What does saving that relative pittance do for Seattle? Does it take them down a CBT tier and improve their draft position? Does it free up money to sign another superstar? Hardly. According to RosterResource, Seattle’s projected 2024 payroll is just $115 million. They could probably sign Shohei Ohtani, clone him, sign the clone to an identical contract, and not pay the competitive balance tax. This kind of salary dump is penny-ante stuff. It’s petty. It’s undignified.

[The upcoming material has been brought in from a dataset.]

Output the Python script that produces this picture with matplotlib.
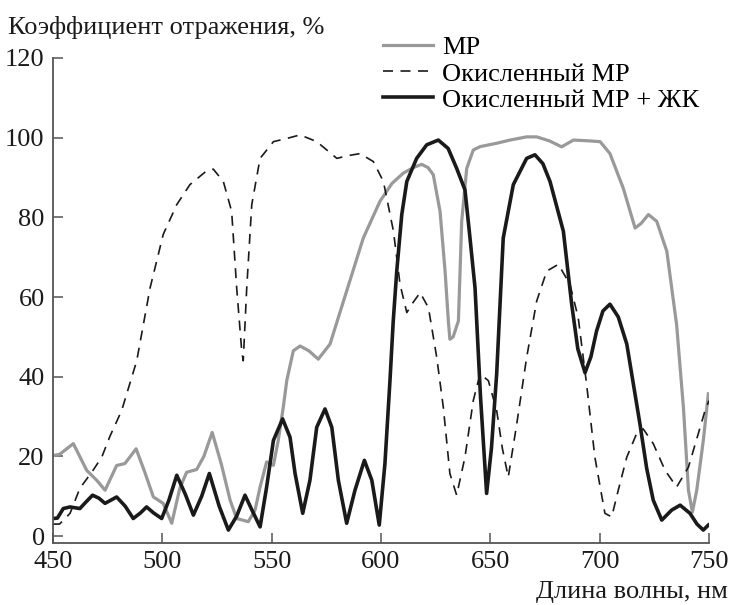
"""
reflectance spectra: MP, oxidized MP, oxidized MP + LC
"""
import matplotlib
matplotlib.use("Agg")
from matplotlib import pyplot as plt
from matplotlib import font_manager
from matplotlib.font_manager import FontProperties

# МР (grey)
mp_x = [450, 453, 459.3, 465.4, 470, 473.8, 479.1, 482.9, 488, 492, 495.9, 500.4, 504.3,
        508, 511.1, 515.7, 519, 522.8, 527, 531, 534, 539.3, 542.4, 544.7, 547.7, 550.8,
        553, 555.3, 556.9, 559.9, 563, 567, 571.3, 576.7, 580, 584.3, 591.9, 599.5, 605,
        610.2, 614.8, 618.6, 621.5, 623.9, 627, 629.3, 630.8, 631.5, 633, 635.4, 636.9,
        639.2, 642.2, 645.3, 652.9, 659, 666.6, 671.2, 677, 682.6, 688, 695, 700.2, 704.7,
        710.8, 716.2, 719, 722.3, 726.1, 730.7, 735.2, 738.3, 740.6, 742.4, 744.4, 747.4,
        749.7]
mp_y = [20.2, 20.5, 23.2, 16.5, 14, 11.5, 17.7, 18.2, 21.9, 16, 9.8, 8.2, 3.2,
        12, 16, 16.7, 20, 26, 18, 9, 4.4, 3.6, 6.5, 12.3, 18.6, 17.75,
        24, 32.3, 39, 46.5, 47.7, 46.5, 44.4, 48.2, 54, 61.5, 74.8, 84, 88.5,
        91.1, 92.5, 93.3, 92.5, 90.7, 81.5, 66.5, 54, 49.4, 50, 54, 79,
        92.3, 96.9, 97.75, 98.6, 99.4, 100.2, 100.2, 99.2, 97.7, 99.4, 99.2, 99, 96,
        87.3, 77.3, 78.5, 80.7, 79, 71.5, 53, 32.3, 11.5, 6, 11.5, 24,
        35.7]

# Окисленный МР (dashed)
ox_x = [450, 453, 457.8, 462.3, 467.7, 472.3, 476, 481.4, 488.3, 494.4, 500.4, 506.6,
        512.6, 520.3, 523.3, 527.9, 531.7, 534, 536.3, 537, 538.6, 540.9, 544.7, 550.8,
        556.9, 563, 570.6, 575, 579.8, 585, 590.4, 596.5, 601.1, 605.7, 608.7, 611.8,
        614.5, 617.9, 621.7, 625.5, 628.5, 631.5, 634.6, 638.4, 642.2, 645.3, 649.1,
        652.9, 655.5, 658.2, 662.1, 666.6, 671.2, 675.8, 681.1, 686.4, 690.2, 694, 697.8,
        702.4, 705.5, 708.5, 712.4, 716.9, 719.9, 724.5, 729.9, 735.2, 740.6, 745.1, 748.2,
        750]
ox_y = [3, 3, 5.7, 12, 16, 19.8, 25, 31.5, 44, 62.3, 75.7, 83.2,
        88.2, 91.7, 92.1, 89, 81.5, 62.3, 46.5, 44, 62.3, 83.2, 94.8, 99,
        99.8, 100.7, 99, 97, 94.8, 95.5, 96, 94, 89, 76.5, 63.2, 56.1,
        58.5, 61.1, 57.3, 44.8, 32.3, 15.7, 10.25, 19.8, 34, 40.7, 39,
        31.5, 22, 14.8, 28.2, 44.8, 59, 66.5, 68.2, 63.2, 54.8, 38.2, 19.8,
        5.7, 4.8, 11.5, 19.8, 25.7, 26.9, 23.2, 16.5, 12.3, 17.3, 25.7, 31.5,
        34]

# Окисленный МР + ЖК (thick black)
lc_x = [450, 452, 454.7, 457.8, 462.3, 465, 468.1, 471, 473.8, 479.1, 483, 486.7, 490,
        492.8, 496, 499.7, 503, 506.6, 510.5, 514.2, 518, 521.5, 526, 530.2, 534, 537.8,
        541, 544.7, 547.7, 550.8, 555, 558.4, 560.7, 564.2, 567.5, 570.6, 574.4, 577.5,
        580.5, 584.3, 588.1, 592.4, 595.8, 599.2, 601.8, 604.1, 605.6, 607.2, 609.5, 611.8,
        616.3, 620.9, 626.2, 630.7, 634.6, 638.4, 640.7, 643, 645.5, 648.3, 650.5, 652.9,
        655.9, 660.5, 666.6, 670.4, 674, 677.3, 683.4, 687.2, 690, 693.3, 696, 698.6,
        701.5, 704.7, 708.5, 712.4, 718.4, 721.5, 724.5, 728.4, 732.9, 736.8, 741.3, 744.5,
        747.4, 749.7]
lc_y = [4.4, 4.5, 6.9, 7.3, 6.9, 8.5, 10.25, 9.5, 8.2, 9.8, 7.5, 4.4, 5.8,
        7.3, 5.8, 4.4, 9, 15.25, 10.5, 5.25, 10, 15.7, 7.5, 1.5, 5, 10.25,
        6.5, 2.3, 12.3, 24, 29.4, 24.8, 15.7, 5.7, 14, 27.3, 31.9, 27.3,
        14, 3.2, 11.5, 19, 14, 2.75, 18.2, 39, 54, 66.5, 80.7, 89,
        94.8, 98.2, 99.4, 97.3, 92.3, 86.9, 74.8, 62.3, 35, 10.7, 22, 40.7,
        74.8, 88.2, 94.8, 95.7, 93.5, 89, 76.5, 58.2, 47, 41, 45, 51.5,
        56.5, 58.2, 55, 48.2, 28.2, 17, 9, 4, 6.5, 7.75, 5.7, 3,
        1.5, 2.75]

x_ticks = [450, 500, 550, 600, 650, 700, 750]
y_ticks = [0, 20, 40, 60, 80, 100, 120]

# point straight at the font file, so no family lookup is involved
serif_path = font_manager.findfont(FontProperties(family="Liberation Serif"))
font = FontProperties(fname=serif_path, size=19)

fig = plt.figure(figsize=(7.29, 6.05), dpi=100)
ax = fig.add_axes([53 / 729, 62 / 605, 656 / 729, 485 / 605])

ax.plot(mp_x, mp_y, color="#999999", lw=2.3, label="МР")
ax.plot(ox_x, ox_y, color="#1a1a1a", lw=1.2, ls=(0, (6, 4.5)), label="Окисленный МР")
ax.plot(lc_x, lc_y, color="#1a1a1a", lw=2.6, label="Окисленный МР + ЖК")

ax.set_xlim(450, 750)
ax.set_ylim(-1.75, 120)
ax.set_xticks(x_ticks)
ax.set_yticks(y_ticks)
ax.set_xticklabels([str(t) for t in x_ticks], fontproperties=font)
ax.set_yticklabels([str(t) for t in y_ticks], fontproperties=font)
ax.spines["top"].set_visible(False)
ax.spines["right"].set_visible(False)
for s in ("left", "bottom"):
    ax.spines[s].set_linewidth(1.3)
    ax.spines[s].set_color("#555555")
ax.tick_params(direction="in", length=7, width=1.1, color="#555555", pad=6,
               labelcolor="#1a1a1a")

fig.text(8 / 729, 1 - 34 / 605, "Коэффициент отражения, %", fontproperties=font,
         va="baseline", ha="left", color="#1a1a1a")
fig.text(728 / 729, 1 - 598 / 605, "Длина волны, нм", fontproperties=font,
         va="baseline", ha="right", color="#1a1a1a")

ax.legend(loc="upper left", bbox_to_anchor=(383 / 729, 1 - 36 / 605),
          bbox_transform=fig.transFigure, frameon=False, borderpad=0,
          borderaxespad=0, handlelength=1.9, handletextpad=0.35,
          labelspacing=0.1, prop=font)

fig.savefig("out.png", dpi=100)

Here I’ll offer two possible scenarios that could at least partially vindicate Dipoto’s offseason so far. First: This could all be a precursor to signing Ohtani, trading for and extending Juan Soto, or both. I wouldn’t put money on either of those things happening, but it’s possible. And if Ohtani or Soto does end up wearing teal next year, I’ll take back every snide thing I wrote in the previous 1,700 words. Indeed, Dipoto promised that this new payroll flexibility would be put to use. And while I’m not convinced that White’s and Gonzales’ salaries were an implacable barrier to the Mariners contending, only two of the top 24 free agents (Aaron Nola and Sonny Gray) are spoken for at the moment. There are weeks and weeks of productive offseason left.

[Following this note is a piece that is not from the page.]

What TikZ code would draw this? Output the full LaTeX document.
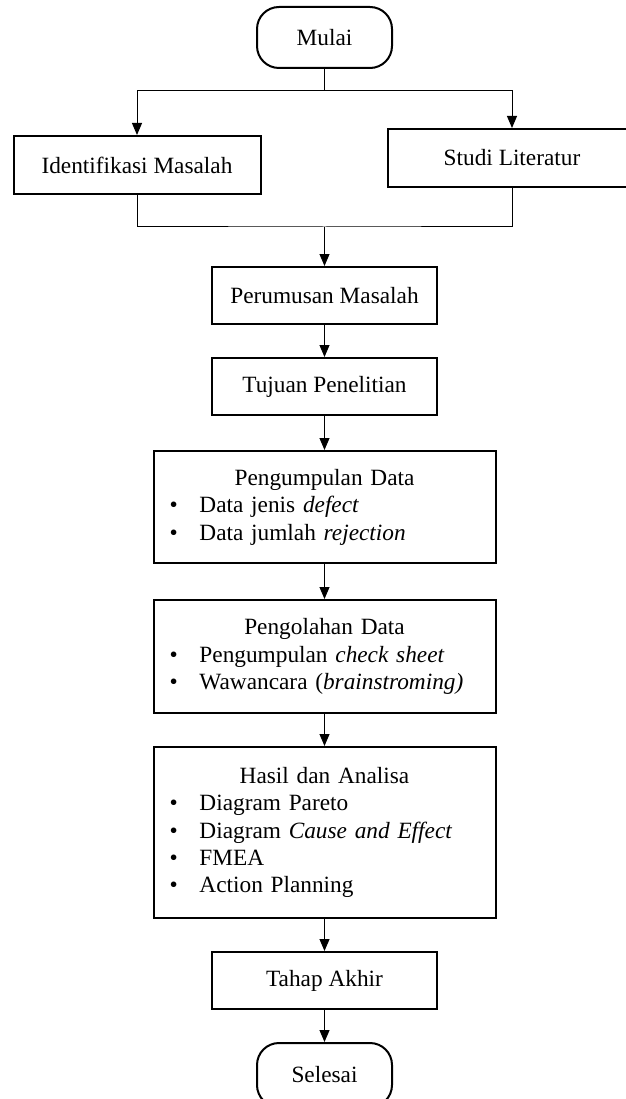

It’s more likely, however, that ownership is squeezing this front office. Not that it makes an iota of difference to Mariners fans who watched their team barely miss the playoffs twice in the past three years. But I can understand ownership cutting the team’s hamstrings in order to save a couple bucks, even if it’s not a praiseworthy motive. The Mariners are on particularly untrustworthy footing as the RSN bubble begins to wobble; in October, Comcast cut Root Sports from its lower cable tier, forcing customers who want to watch the Mariners to upgrade, at a net cost of $20 per month. Perhaps the meat of this trade is Kelenic to Atlanta, Kowar to Seattle, and concrete shoes to Dipoto.
As bleak as that is, I don’t see an on-field justification for this move otherwise. These are moves you make when you’re trying to win 49% of your games, not 54.